K1 Card: 4 GPUs x 3 H.264 streams per Kepler GPU = 12 simultaneous 1080p30 H.264 streams
K2 Card: 2 GPUs x 3 H.264 streams per Kepler GPU = 6 simultaneous 1080p30 H.264 streams
M6 Card: 1 GPU x 18 H.264 streams per Maxwell GPU = 18 simultaneous 1080p30 H.264 streams
M60 Card: 2 GPU x 18 H.264 streams per Maxwell GPU = 36 simultaneous 1080p30 H.264 streams

Cheers,

Richard

https://developer.nvidia.com/nvidia-video-codec-sdk

Though it’s not laid out as simply as above.

Two more questions for you:

Does NVENC sit idle in XenDesktop environments or is it leveraged in some other way?

Are the M6 and M60 cards both using the second generation of Maxwell?

Thanks!

Richard

When it’s not in use, it’s idle, though with multiple VM’s calling on it, the load will get spread, just like in the 3D engine (scheduler covers all engines).

Gen 1 Maxwell was only on the GeForce boards.
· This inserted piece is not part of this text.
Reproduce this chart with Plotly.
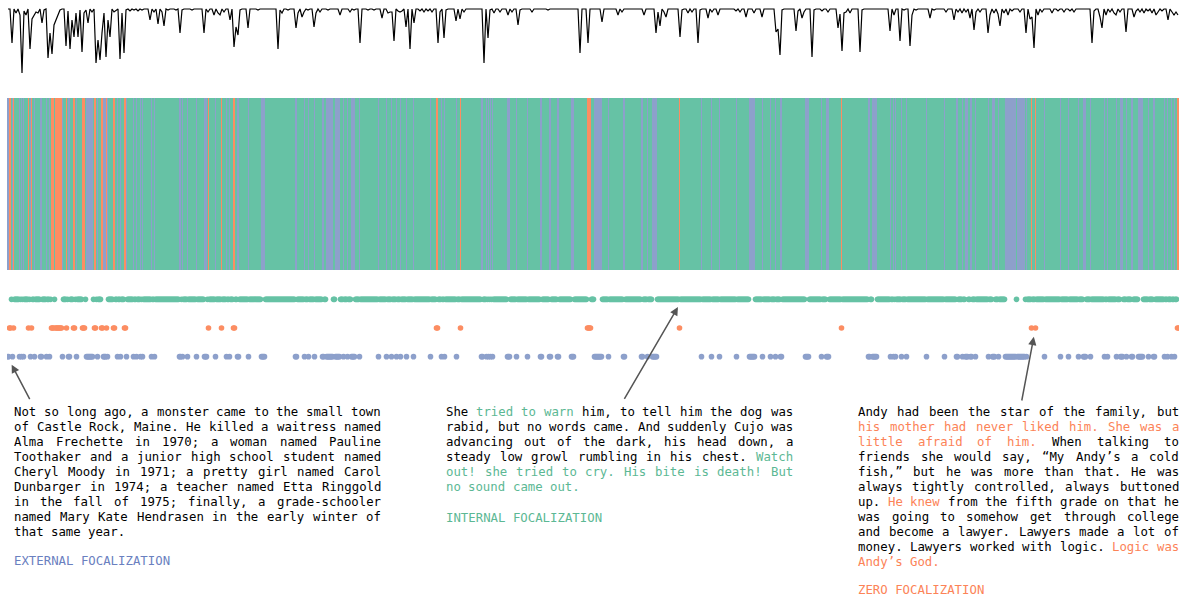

M60/6 are GM204 (the 2 indicating second gen.)

Thanks Jason!

What I want to understand is that if XenDesktop uses the CPU to encode graphics, does NVENC sit idle all the time in a XenDesktop-only environment. Or, are there other tasks besides encoding into ICA/HDX that NVENC is leveraged for?

Cheers,

Richard

Thanks Jason!

What I want to understand is that if XenDesktop uses the CPU to encode graphics, does NVENC sit idle all the time in a XenDesktop-only environment. Or, are there other tasks besides encoding into ICA/HDX that NVENC is leveraged for?

Cheers,

Richard

NVENC on the GPU is available to any application to make use of it via the API’s detailed in the SDK. If there’s no applications making any calls on it, then it sits idle.

It’s really dependant on whether you have other applications running that will make use of it to encode h264/5.

Hi All,

I have another obscure question in addition to the one above.

I noticed something when looking at the power limits in the “nvidia-smi -q” output. If you double the “Max Power Limit” for the two GPU’s on the M60 board, it equals above the published maximum. For instance the M60 would be 162W x 2 = 324W. The published maximum for the board is 300 W.

Is this per-GPU maximum power limit to allow the GPU to enter its “boost” mode temporarily? If so, I assume that boost mode could only be entered in the case that the other physical GPU is far enough below its maximum power draw not to exceed the published limit for the entire card? Is this accurate?

Thanks!

Richard